What is asked: Copy out all of the material exactly.

Dataset content:
┄┄┄┄┄┄┄┄┄┄

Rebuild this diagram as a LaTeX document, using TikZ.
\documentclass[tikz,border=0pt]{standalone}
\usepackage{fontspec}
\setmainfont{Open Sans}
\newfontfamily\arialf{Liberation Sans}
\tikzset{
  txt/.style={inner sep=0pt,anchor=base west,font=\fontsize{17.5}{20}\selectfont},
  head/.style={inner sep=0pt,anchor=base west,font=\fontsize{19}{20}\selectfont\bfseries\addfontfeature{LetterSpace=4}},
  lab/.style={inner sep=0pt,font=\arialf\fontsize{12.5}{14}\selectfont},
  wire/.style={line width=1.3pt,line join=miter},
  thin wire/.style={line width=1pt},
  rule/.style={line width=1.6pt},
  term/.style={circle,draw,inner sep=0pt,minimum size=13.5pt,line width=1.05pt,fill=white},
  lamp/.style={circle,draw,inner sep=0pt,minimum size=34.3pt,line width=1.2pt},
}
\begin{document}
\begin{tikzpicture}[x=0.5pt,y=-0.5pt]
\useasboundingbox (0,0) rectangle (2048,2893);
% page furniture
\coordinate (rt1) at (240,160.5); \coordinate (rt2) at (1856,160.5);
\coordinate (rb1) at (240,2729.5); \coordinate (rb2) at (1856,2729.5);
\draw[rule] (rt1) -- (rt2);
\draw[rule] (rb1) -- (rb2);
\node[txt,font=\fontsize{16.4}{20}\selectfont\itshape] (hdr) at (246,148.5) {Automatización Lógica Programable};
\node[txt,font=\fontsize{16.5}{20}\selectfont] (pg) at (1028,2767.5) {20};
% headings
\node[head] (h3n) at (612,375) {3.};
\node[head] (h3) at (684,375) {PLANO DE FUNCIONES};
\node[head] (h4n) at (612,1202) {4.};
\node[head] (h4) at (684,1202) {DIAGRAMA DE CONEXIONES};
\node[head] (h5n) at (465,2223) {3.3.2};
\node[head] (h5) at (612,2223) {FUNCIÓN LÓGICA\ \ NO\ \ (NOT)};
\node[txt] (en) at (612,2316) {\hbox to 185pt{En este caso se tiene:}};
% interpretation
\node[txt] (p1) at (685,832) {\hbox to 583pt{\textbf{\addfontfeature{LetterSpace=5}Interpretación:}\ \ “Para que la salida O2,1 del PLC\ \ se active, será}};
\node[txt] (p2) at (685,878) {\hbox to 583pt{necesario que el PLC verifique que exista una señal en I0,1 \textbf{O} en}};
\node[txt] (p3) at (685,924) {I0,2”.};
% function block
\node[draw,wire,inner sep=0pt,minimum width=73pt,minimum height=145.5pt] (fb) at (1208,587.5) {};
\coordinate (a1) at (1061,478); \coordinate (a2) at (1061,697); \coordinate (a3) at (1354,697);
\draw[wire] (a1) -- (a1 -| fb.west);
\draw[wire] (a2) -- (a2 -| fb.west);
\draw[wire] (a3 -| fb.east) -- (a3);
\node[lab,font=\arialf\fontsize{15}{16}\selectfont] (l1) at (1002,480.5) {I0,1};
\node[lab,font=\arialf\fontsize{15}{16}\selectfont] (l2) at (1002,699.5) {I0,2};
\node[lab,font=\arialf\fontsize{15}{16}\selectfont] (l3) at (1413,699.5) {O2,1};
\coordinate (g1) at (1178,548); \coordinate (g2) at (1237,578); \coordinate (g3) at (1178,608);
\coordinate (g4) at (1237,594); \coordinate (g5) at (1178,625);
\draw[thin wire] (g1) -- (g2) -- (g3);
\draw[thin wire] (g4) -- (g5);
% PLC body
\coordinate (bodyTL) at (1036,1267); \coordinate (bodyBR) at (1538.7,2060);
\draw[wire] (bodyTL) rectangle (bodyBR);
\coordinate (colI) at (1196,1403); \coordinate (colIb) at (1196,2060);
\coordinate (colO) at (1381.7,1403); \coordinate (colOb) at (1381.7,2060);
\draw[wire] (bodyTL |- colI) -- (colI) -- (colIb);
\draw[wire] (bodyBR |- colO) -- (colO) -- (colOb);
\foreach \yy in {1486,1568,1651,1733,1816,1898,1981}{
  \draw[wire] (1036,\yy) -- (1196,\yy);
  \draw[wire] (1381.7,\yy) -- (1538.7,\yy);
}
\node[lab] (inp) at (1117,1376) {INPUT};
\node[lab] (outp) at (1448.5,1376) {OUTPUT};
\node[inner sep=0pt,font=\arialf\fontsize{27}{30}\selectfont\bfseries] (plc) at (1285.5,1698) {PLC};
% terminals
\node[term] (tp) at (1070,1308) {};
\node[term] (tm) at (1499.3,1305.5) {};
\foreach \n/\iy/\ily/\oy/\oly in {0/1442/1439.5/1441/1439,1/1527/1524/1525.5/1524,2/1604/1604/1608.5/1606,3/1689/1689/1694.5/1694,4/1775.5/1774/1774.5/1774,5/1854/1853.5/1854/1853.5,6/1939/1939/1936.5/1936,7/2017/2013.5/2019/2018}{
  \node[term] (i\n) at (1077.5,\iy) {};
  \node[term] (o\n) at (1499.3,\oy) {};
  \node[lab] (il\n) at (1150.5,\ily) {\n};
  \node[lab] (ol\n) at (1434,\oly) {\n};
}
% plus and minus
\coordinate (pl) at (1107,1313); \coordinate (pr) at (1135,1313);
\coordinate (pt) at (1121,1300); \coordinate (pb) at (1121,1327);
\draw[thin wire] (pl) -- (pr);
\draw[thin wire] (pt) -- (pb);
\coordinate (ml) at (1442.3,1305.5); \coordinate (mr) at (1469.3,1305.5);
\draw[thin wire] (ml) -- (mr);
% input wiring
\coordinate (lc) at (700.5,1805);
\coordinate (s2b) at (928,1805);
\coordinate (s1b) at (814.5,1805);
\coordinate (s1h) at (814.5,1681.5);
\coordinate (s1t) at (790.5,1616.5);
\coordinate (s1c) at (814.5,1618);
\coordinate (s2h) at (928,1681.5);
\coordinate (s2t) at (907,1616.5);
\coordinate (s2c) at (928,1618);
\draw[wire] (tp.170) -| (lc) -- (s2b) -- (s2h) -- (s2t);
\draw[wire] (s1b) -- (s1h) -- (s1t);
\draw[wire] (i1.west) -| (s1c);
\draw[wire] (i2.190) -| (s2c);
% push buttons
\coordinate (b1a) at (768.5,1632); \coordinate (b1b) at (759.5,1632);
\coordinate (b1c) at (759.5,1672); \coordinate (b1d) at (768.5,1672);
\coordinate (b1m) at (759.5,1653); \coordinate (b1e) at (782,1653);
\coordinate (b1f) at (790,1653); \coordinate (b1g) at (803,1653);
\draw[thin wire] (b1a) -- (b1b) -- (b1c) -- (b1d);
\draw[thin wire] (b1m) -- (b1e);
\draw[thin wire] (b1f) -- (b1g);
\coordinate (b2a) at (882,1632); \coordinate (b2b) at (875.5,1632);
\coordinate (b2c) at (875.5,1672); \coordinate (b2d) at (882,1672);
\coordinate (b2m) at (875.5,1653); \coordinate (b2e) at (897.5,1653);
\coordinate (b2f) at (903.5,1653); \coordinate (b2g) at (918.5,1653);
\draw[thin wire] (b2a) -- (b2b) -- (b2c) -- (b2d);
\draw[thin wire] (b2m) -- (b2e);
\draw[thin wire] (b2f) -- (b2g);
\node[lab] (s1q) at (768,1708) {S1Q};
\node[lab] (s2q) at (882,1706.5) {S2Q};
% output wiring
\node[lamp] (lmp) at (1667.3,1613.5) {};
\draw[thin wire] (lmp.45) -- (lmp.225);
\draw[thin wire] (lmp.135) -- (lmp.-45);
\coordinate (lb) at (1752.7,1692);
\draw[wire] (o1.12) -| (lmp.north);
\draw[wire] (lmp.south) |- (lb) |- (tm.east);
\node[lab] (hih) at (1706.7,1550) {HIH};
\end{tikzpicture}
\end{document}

┄┄┄┄┄┄┄┄┄┄

Completed task:
Rebuild this diagram as a LaTeX document, using TikZ.
\documentclass[tikz,border=0pt]{standalone}
\usepackage{fontspec}
\setmainfont{Open Sans}
\newfontfamily\arialf{Liberation Sans}
\tikzset{
  txt/.style={inner sep=0pt,anchor=base west,font=\fontsize{17.5}{20}\selectfont},
  head/.style={inner sep=0pt,anchor=base west,font=\fontsize{19}{20}\selectfont\bfseries\addfontfeature{LetterSpace=4}},
  lab/.style={inner sep=0pt,font=\arialf\fontsize{12.5}{14}\selectfont},
  wire/.style={line width=1.3pt,line join=miter},
  thin wire/.style={line width=1pt},
  rule/.style={line width=1.6pt},
  term/.style={circle,draw,inner sep=0pt,minimum size=13.5pt,line width=1.05pt,fill=white},
  lamp/.style={circle,draw,inner sep=0pt,minimum size=34.3pt,line width=1.2pt},
}
\begin{document}
\begin{tikzpicture}[x=0.5pt,y=-0.5pt]
\useasboundingbox (0,0) rectangle (2048,2893);
% page furniture
\coordinate (rt1) at (240,160.5); \coordinate (rt2) at (1856,160.5);
\coordinate (rb1) at (240,2729.5); \coordinate (rb2) at (1856,2729.5);
\draw[rule] (rt1) -- (rt2);
\draw[rule] (rb1) -- (rb2);
\node[txt,font=\fontsize{16.4}{20}\selectfont\itshape] (hdr) at (246,148.5) {Automatización Lógica Programable};
\node[txt,font=\fontsize{16.5}{20}\selectfont] (pg) at (1028,2767.5) {20};
% headings
\node[head] (h3n) at (612,375) {3.};
\node[head] (h3) at (684,375) {PLANO DE FUNCIONES};
\node[head] (h4n) at (612,1202) {4.};
\node[head] (h4) at (684,1202) {DIAGRAMA DE CONEXIONES};
\node[head] (h5n) at (465,2223) {3.3.2};
\node[head] (h5) at (612,2223) {FUNCIÓN LÓGICA\ \ NO\ \ (NOT)};
\node[txt] (en) at (612,2316) {\hbox to 185pt{En este caso se tiene:}};
% interpretation
\node[txt] (p1) at (685,832) {\hbox to 583pt{\textbf{\addfontfeature{LetterSpace=5}Interpretación:}\ \ “Para que la salida O2,1 del PLC\ \ se active, será}};
\node[txt] (p2) at (685,878) {\hbox to 583pt{necesario que el PLC verifique que exista una señal en I0,1 \textbf{O} en}};
\node[txt] (p3) at (685,924) {I0,2”.};
% function block
\node[draw,wire,inner sep=0pt,minimum width=73pt,minimum height=145.5pt] (fb) at (1208,587.5) {};
\coordinate (a1) at (1061,478); \coordinate (a2) at (1061,697); \coordinate (a3) at (1354,697);
\draw[wire] (a1) -- (a1 -| fb.west);
\draw[wire] (a2) -- (a2 -| fb.west);
\draw[wire] (a3 -| fb.east) -- (a3);
\node[lab,font=\arialf\fontsize{15}{16}\selectfont] (l1) at (1002,480.5) {I0,1};
\node[lab,font=\arialf\fontsize{15}{16}\selectfont] (l2) at (1002,699.5) {I0,2};
\node[lab,font=\arialf\fontsize{15}{16}\selectfont] (l3) at (1413,699.5) {O2,1};
\coordinate (g1) at (1178,548); \coordinate (g2) at (1237,578); \coordinate (g3) at (1178,608);
\coordinate (g4) at (1237,594); \coordinate (g5) at (1178,625);
\draw[thin wire] (g1) -- (g2) -- (g3);
\draw[thin wire] (g4) -- (g5);
% PLC body
\coordinate (bodyTL) at (1036,1267); \coordinate (bodyBR) at (1538.7,2060);
\draw[wire] (bodyTL) rectangle (bodyBR);
\coordinate (colI) at (1196,1403); \coordinate (colIb) at (1196,2060);
\coordinate (colO) at (1381.7,1403); \coordinate (colOb) at (1381.7,2060);
\draw[wire] (bodyTL |- colI) -- (colI) -- (colIb);
\draw[wire] (bodyBR |- colO) -- (colO) -- (colOb);
\foreach \yy in {1486,1568,1651,1733,1816,1898,1981}{
  \draw[wire] (1036,\yy) -- (1196,\yy);
  \draw[wire] (1381.7,\yy) -- (1538.7,\yy);
}
\node[lab] (inp) at (1117,1376) {INPUT};
\node[lab] (outp) at (1448.5,1376) {OUTPUT};
\node[inner sep=0pt,font=\arialf\fontsize{27}{30}\selectfont\bfseries] (plc) at (1285.5,1698) {PLC};
% terminals
\node[term] (tp) at (1070,1308) {};
\node[term] (tm) at (1499.3,1305.5) {};
\foreach \n/\iy/\ily/\oy/\oly in {0/1442/1439.5/1441/1439,1/1527/1524/1525.5/1524,2/1604/1604/1608.5/1606,3/1689/1689/1694.5/1694,4/1775.5/1774/1774.5/1774,5/1854/1853.5/1854/1853.5,6/1939/1939/1936.5/1936,7/2017/2013.5/2019/2018}{
  \node[term] (i\n) at (1077.5,\iy) {};
  \node[term] (o\n) at (1499.3,\oy) {};
  \node[lab] (il\n) at (1150.5,\ily) {\n};
  \node[lab] (ol\n) at (1434,\oly) {\n};
}
% plus and minus
\coordinate (pl) at (1107,1313); \coordinate (pr) at (1135,1313);
\coordinate (pt) at (1121,1300); \coordinate (pb) at (1121,1327);
\draw[thin wire] (pl) -- (pr);
\draw[thin wire] (pt) -- (pb);
\coordinate (ml) at (1442.3,1305.5); \coordinate (mr) at (1469.3,1305.5);
\draw[thin wire] (ml) -- (mr);
% input wiring
\coordinate (lc) at (700.5,1805);
\coordinate (s2b) at (928,1805);
\coordinate (s1b) at (814.5,1805);
\coordinate (s1h) at (814.5,1681.5);
\coordinate (s1t) at (790.5,1616.5);
\coordinate (s1c) at (814.5,1618);
\coordinate (s2h) at (928,1681.5);
\coordinate (s2t) at (907,1616.5);
\coordinate (s2c) at (928,1618);
\draw[wire] (tp.170) -| (lc) -- (s2b) -- (s2h) -- (s2t);
\draw[wire] (s1b) -- (s1h) -- (s1t);
\draw[wire] (i1.west) -| (s1c);
\draw[wire] (i2.190) -| (s2c);
% push buttons
\coordinate (b1a) at (768.5,1632); \coordinate (b1b) at (759.5,1632);
\coordinate (b1c) at (759.5,1672); \coordinate (b1d) at (768.5,1672);
\coordinate (b1m) at (759.5,1653); \coordinate (b1e) at (782,1653);
\coordinate (b1f) at (790,1653); \coordinate (b1g) at (803,1653);
\draw[thin wire] (b1a) -- (b1b) -- (b1c) -- (b1d);
\draw[thin wire] (b1m) -- (b1e);
\draw[thin wire] (b1f) -- (b1g);
\coordinate (b2a) at (882,1632); \coordinate (b2b) at (875.5,1632);
\coordinate (b2c) at (875.5,1672); \coordinate (b2d) at (882,1672);
\coordinate (b2m) at (875.5,1653); \coordinate (b2e) at (897.5,1653);
\coordinate (b2f) at (903.5,1653); \coordinate (b2g) at (918.5,1653);
\draw[thin wire] (b2a) -- (b2b) -- (b2c) -- (b2d);
\draw[thin wire] (b2m) -- (b2e);
\draw[thin wire] (b2f) -- (b2g);
\node[lab] (s1q) at (768,1708) {S1Q};
\node[lab] (s2q) at (882,1706.5) {S2Q};
% output wiring
\node[lamp] (lmp) at (1667.3,1613.5) {};
\draw[thin wire] (lmp.45) -- (lmp.225);
\draw[thin wire] (lmp.135) -- (lmp.-45);
\coordinate (lb) at (1752.7,1692);
\draw[wire] (o1.12) -| (lmp.north);
\draw[wire] (lmp.south) |- (lb) |- (tm.east);
\node[lab] (hih) at (1706.7,1550) {HIH};
\end{tikzpicture}
\end{document}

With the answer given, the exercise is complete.